HOUSTON (Reuters) - A committee of National Football League owners recommended a proposal for a new stadium in the Los Angeles suburb of Carson that is backed by the San Diego Chargers, the NFL said on Tuesday.
The six-member panel’s recommendation still requires approval by NFL owners, who are in Houston to discuss bids by three teams to relocate to a massive market that has been without an NFL team since 1995.
The recommendation of Carson over a rival proposal for a stadium in Inglewood backed by the St. Louis Rams would appear to favor a plan from the Chargers, who are interested in partnering with the Oakland Raiders to share a facility.
The two-day special meeting in Houston of all 32 team owners began with the teams presenting their cases for relocating to Los Angeles, which could ultimately rearrange the landscape of the most popular U.S. professional sports league.
Teams still need approval from 24 of 32 owners in order to relocate. A compromise proposed by Dallas Cowboys owner Jerry Jones to have the Chargers and Rams share the new stadium, is also being considered.
Los Angeles, the second-largest U.S. market, has been without an NFL team for 21 seasons, abandoned by both the St. Louis-bound Rams and the Raiders, who returned to Oakland, frustrated by an inability to get a new stadium.
While NFL owners tend to accept the suggestions of league committees, the Los Angeles relocation is a complex and high-stakes competition between three teams playing in antiquated home stadiums.
Walt Disney Chief Executive Bob Iger, who is helping to spearhead the Carson proposal, told reporters during a break at Tuesday’s meeting that he thought shifting two teams to the area was the right move.
“If you’re bringing the NFL back to Los Angeles two is better than one,” Iger said. “First of all there will be home games virtually every week and secondly you give people in Los Angeles some choice in terms of rooting interest. I think it makes sense economically as well.”
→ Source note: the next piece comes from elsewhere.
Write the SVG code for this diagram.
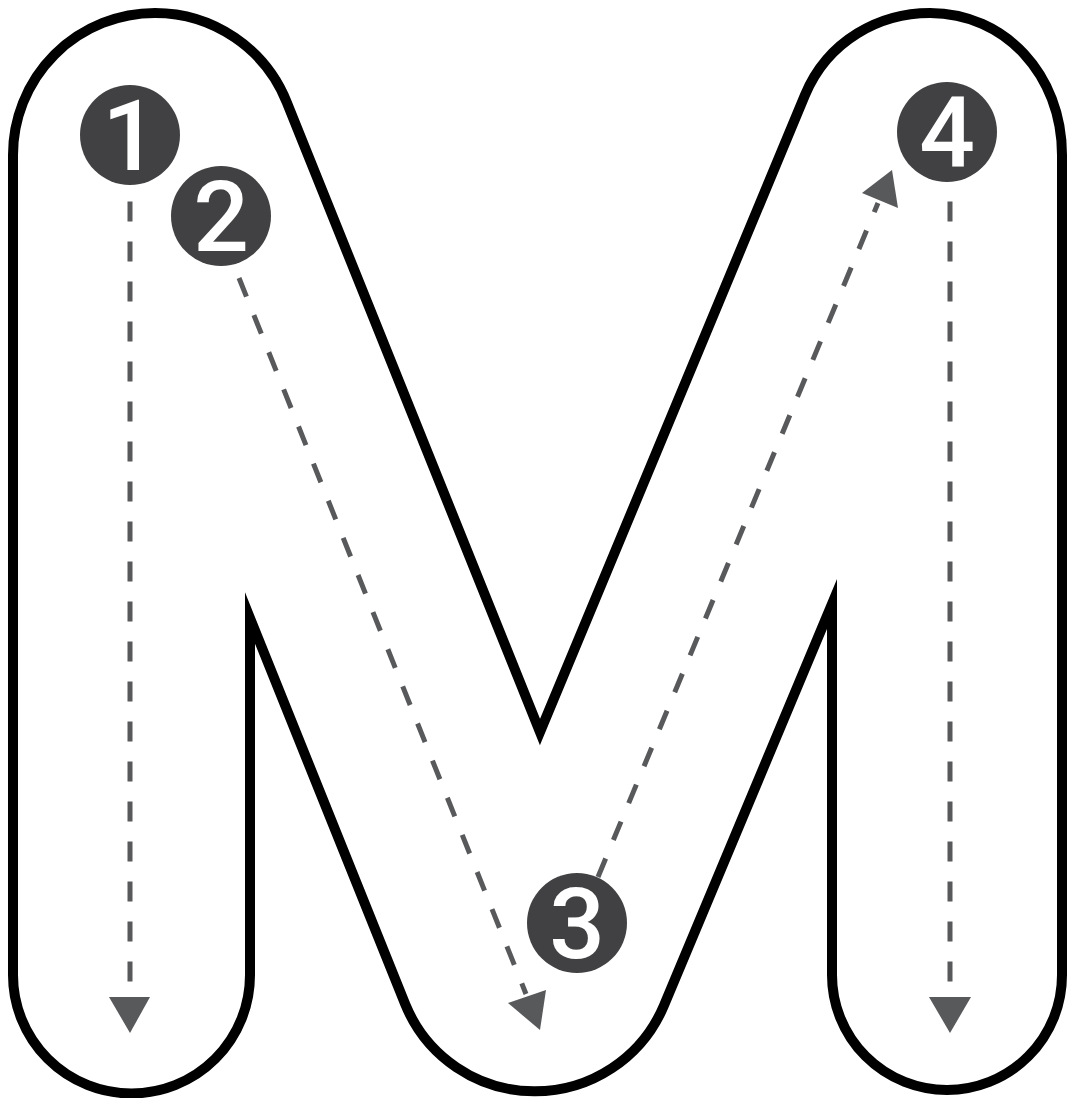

The Chargers, who initiated the stadium project on the site of a former landfill, later teamed up with the Raiders in proposing a 65,000-seat stadium about 15 miles south of downtown Los Angeles which could expand by 10,000 to host a Super Bowl.
It is estimated to cost about $1.7 billion.
The Rams proposed a $1.86 billion stadium roughly 10 miles south of downtown Los Angeles with a 70,000-seat capacity expandable to 100,000, on the former site of the Hollywood Park racetrack.